> [RAW RECORDS]:
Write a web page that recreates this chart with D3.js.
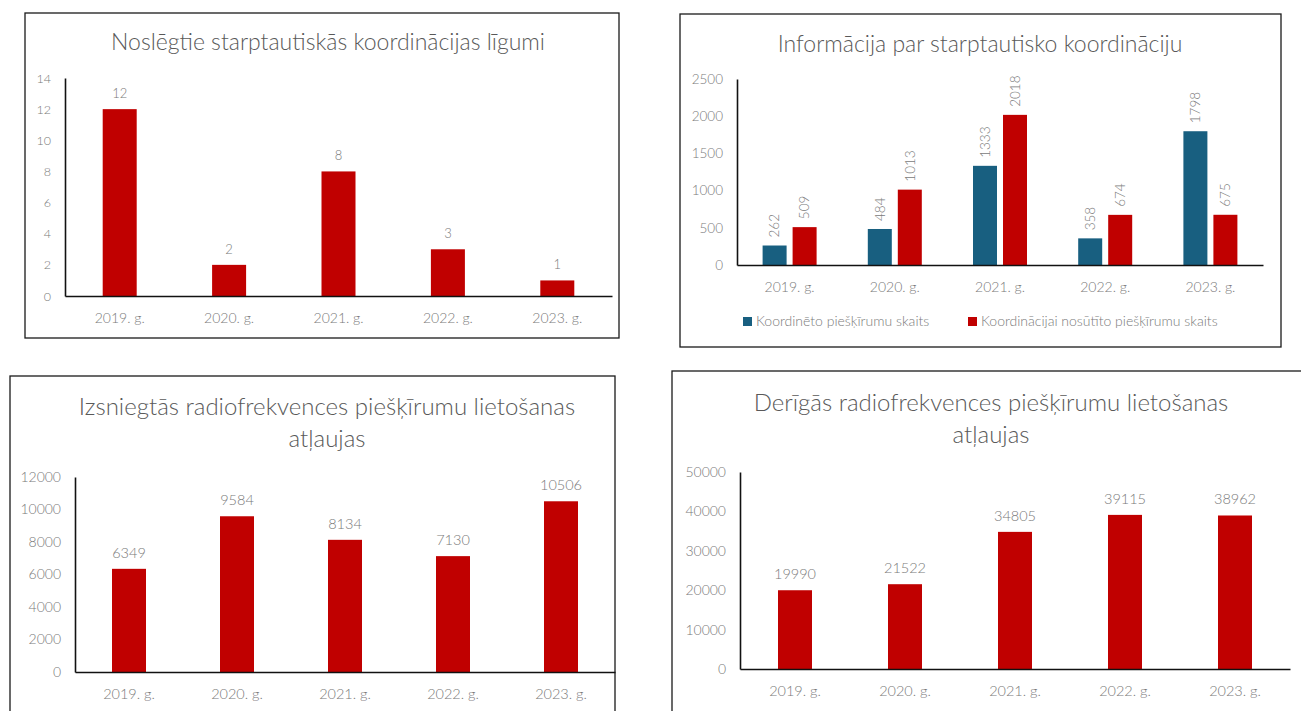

...

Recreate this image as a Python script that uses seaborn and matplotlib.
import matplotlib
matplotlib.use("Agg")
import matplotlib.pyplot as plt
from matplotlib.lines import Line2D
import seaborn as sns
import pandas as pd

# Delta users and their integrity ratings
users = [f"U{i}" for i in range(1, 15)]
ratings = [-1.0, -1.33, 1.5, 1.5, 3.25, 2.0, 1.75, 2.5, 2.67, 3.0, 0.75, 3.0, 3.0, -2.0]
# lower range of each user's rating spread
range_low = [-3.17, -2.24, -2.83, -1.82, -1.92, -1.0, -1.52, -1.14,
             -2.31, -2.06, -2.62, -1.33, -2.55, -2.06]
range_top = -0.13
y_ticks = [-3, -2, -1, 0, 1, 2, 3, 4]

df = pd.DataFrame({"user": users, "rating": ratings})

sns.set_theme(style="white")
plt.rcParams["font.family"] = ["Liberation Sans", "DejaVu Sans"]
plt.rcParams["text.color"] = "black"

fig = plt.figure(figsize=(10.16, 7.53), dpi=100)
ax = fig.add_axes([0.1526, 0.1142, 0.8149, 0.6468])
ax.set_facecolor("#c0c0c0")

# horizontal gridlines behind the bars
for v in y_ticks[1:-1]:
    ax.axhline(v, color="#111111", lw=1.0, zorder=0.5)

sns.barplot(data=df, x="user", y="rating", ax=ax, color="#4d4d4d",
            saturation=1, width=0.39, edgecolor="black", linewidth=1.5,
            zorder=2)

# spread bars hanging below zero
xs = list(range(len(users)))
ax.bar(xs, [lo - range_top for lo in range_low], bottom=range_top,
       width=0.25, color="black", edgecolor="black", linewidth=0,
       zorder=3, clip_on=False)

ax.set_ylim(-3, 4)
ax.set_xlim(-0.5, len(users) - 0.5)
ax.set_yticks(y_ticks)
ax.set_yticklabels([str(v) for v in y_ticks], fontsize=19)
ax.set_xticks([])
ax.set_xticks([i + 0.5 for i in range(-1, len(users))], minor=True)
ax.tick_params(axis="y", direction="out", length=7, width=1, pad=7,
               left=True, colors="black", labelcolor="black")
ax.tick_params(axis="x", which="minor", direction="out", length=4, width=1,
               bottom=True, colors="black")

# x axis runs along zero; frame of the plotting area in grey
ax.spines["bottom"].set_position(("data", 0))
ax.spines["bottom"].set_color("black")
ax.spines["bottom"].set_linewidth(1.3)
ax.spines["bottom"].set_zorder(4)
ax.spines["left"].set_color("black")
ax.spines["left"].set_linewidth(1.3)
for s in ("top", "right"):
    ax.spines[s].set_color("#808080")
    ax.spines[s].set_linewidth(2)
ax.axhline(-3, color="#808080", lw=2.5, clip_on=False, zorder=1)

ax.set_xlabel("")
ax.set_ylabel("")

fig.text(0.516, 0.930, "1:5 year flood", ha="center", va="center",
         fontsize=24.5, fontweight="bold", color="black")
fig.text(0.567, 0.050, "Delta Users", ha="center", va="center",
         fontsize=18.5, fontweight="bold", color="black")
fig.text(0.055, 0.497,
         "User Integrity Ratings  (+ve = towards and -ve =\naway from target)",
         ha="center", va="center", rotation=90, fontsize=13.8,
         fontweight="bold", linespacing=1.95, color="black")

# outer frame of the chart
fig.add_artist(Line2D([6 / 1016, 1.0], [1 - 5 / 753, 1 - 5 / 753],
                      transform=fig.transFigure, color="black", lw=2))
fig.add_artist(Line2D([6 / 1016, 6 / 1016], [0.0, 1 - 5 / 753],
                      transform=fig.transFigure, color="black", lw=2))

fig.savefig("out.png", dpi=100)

> [EXERCISE PROMPT]: What is the number of lines containing "chart"? Give that number only.

> [OUTPUT BELOW]: 2